With only one call from one manager, HR decided to make a policy. Over the next few weeks, several highly paid, well trained HR professionals, sat around a table, meticulously discussing what did or did not constitute a flip flop. That of course is basically very expensive time wasted. Time that could have been better spent on something far more productive for the organization. That's the danger of bureaucracy. Let me help those of you who might be wondering how bad the bureaucratic creep has become at your organization. Consider these two issues.
First, who has the power? Is it the innovators or the bureaucrats? Healthy organizations use bureaucracy to hedge the risks of innovation. Mediocre organizations allow bureaucracy to prevent innovation. If you see an occasional absurd decision, hey, that happens. If you regularly see absurd decisions, it might be time to speak up. Bureaucratic creep has taken many quality institutions and rendered them ineffective. Second, are you seeing many system-wide answers adopted for local problems? This is a sure sign that you're sliding down the slippery slope towards bureaucratic paralysis.

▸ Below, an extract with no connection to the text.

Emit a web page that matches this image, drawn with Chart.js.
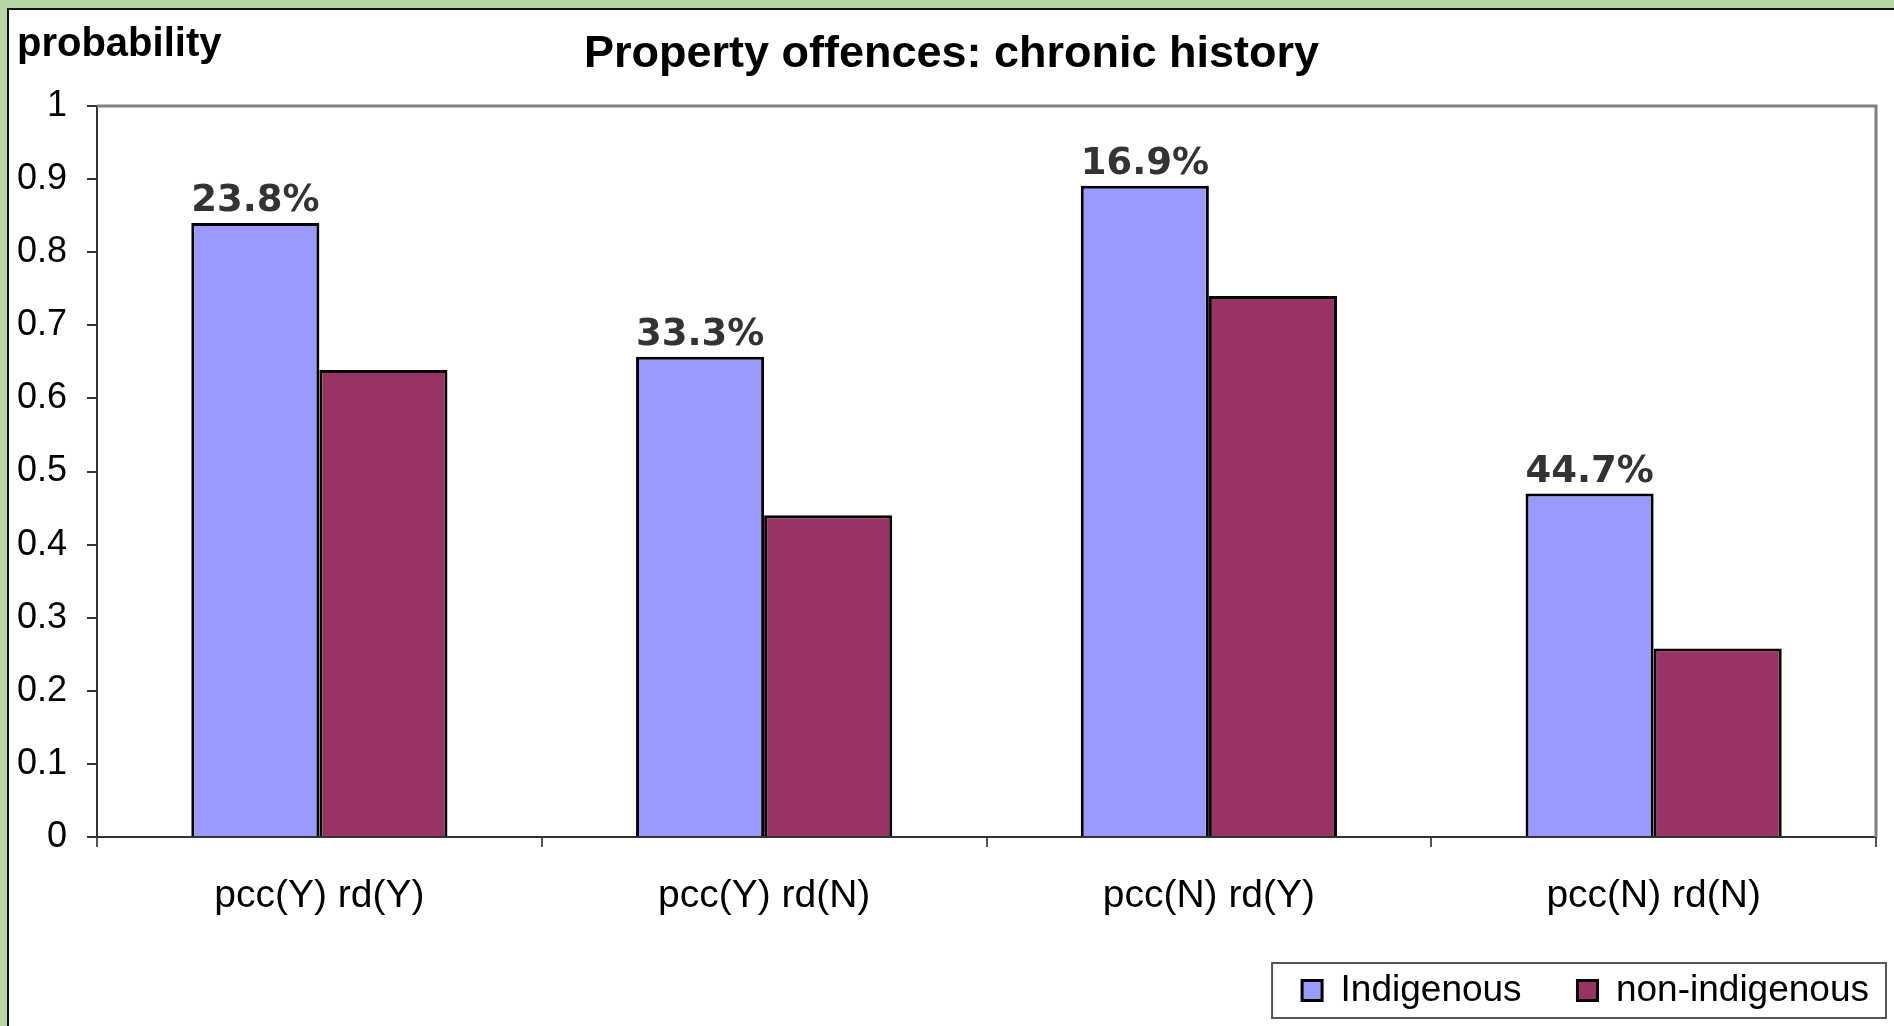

When you adopt just one new policy, like the flip-flop policy in the example we discussed, you create lots of work in terms of crafting, implementing, and monitoring the policy. Multiply this effect across all similar instances, and you can quickly see how bureaucracy can grow exponentially. Maybe it's time for a good policy downsizing. To create new rules, how about requiring the elimination of others. Maybe there should be an overall limit to the number of policies in your company. In any case, well-intentioned senior leaders should not feel overly constrained by risk-averse bureaucrats and excessive policy.
Bureaucracy, like all necessary evils, must be seriously watched, not encouraged to grow unchecked. In the end, remember, you're looking for solutions to problems, not new policies.